# Difference between revisions of "Immersion"

A mapping $f: X \rightarrow Y$ of one topological space into another for which each point of $X$ has a neighbourhood $U$ which is homeomorphically mapped onto $fU$ by $f$. This concept is applied mainly to mappings of manifolds, where one often additionally requires a local flatness condition (as for a locally flat imbedding). The latter condition is automatically fulfilled if the manifolds $X$ and $Y$ are differentiable and if the Jacobi matrix of the mapping $f$ has maximum rank, equal to the dimension of $X$ at each point. The classification of immersions of one manifold into another up to a regular homotopy can be reduced to a pure homotopic problem. A homotopy $f _ {t} : X ^ {m} \rightarrow Y ^ {n}$ is called regular if for each point $x \in X$ it can be continued to an isotopy (in topology) $F _ {t} : U \times D ^ {k} \rightarrow Y$, where $U$ is a neighbourhood of $x$, $D ^ {k}$ is a disc of dimension $k = n- m$ and $F _ {t}$ coincides with $f _ {t}$ on $U \times 0$, where 0 is the centre of the disc. In the differentiable case, it is sufficient to require that the Jacobi matrix has maximum rank for each $t$ and depends continuously on $t$. The differential $D _ {f}$ of an immersion determines a fibre-wise monomorphism of the tangent bundle $\tau X$ into the tangent bundle $\tau Y$. A regular homotopy determines a homotopy of such monomorphisms.
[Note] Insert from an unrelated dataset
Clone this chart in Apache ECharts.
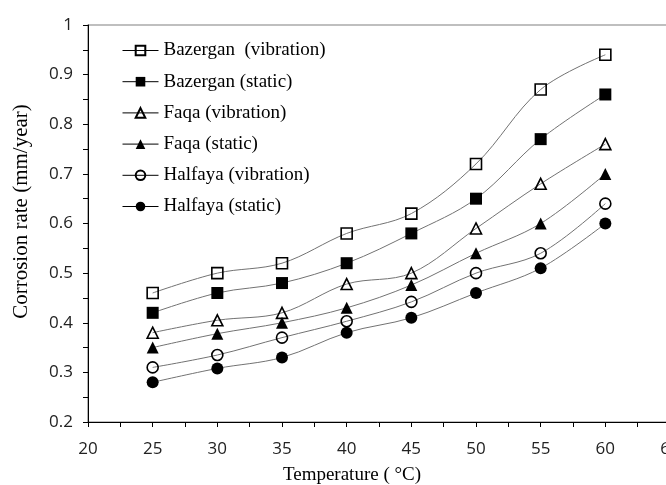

This establishes a bijection between the classes of regular homotopies and the homotopy classes of monomorphisms of bundles.

The problem of immersions in a Euclidean space reduces to the homotopy classification of mappings into a Stiefel manifold $V _ {n,m }$. For example, because $\pi _ {2} ( V _ {3,2 } ) = 0$, there is only one immersion class of the sphere $S ^ {2}$ into $\mathbf R ^ {3}$, so the standard imbedding is regularly homotopic to its mirror reflection (the sphere may be regularly turned inside out. Because $V _ {2,1 } \approx S ^ {1}$, there is a countable number of immersion classes of a circle into the plane, and because the Stiefel fibration over $S ^ {2}$ is homeomorphic to the projective space $\mathbf R P ^ {3}$ and $\pi _ {1} ( \mathbf R P ^ {3} ) = \mathbf Z _ {2}$, there are only two immersion classes from $S ^ {1}$ into $S ^ {2}$, etc.

For figures illustrating the fact that $S ^ {2}$ can be regularly turned inside out see [a3].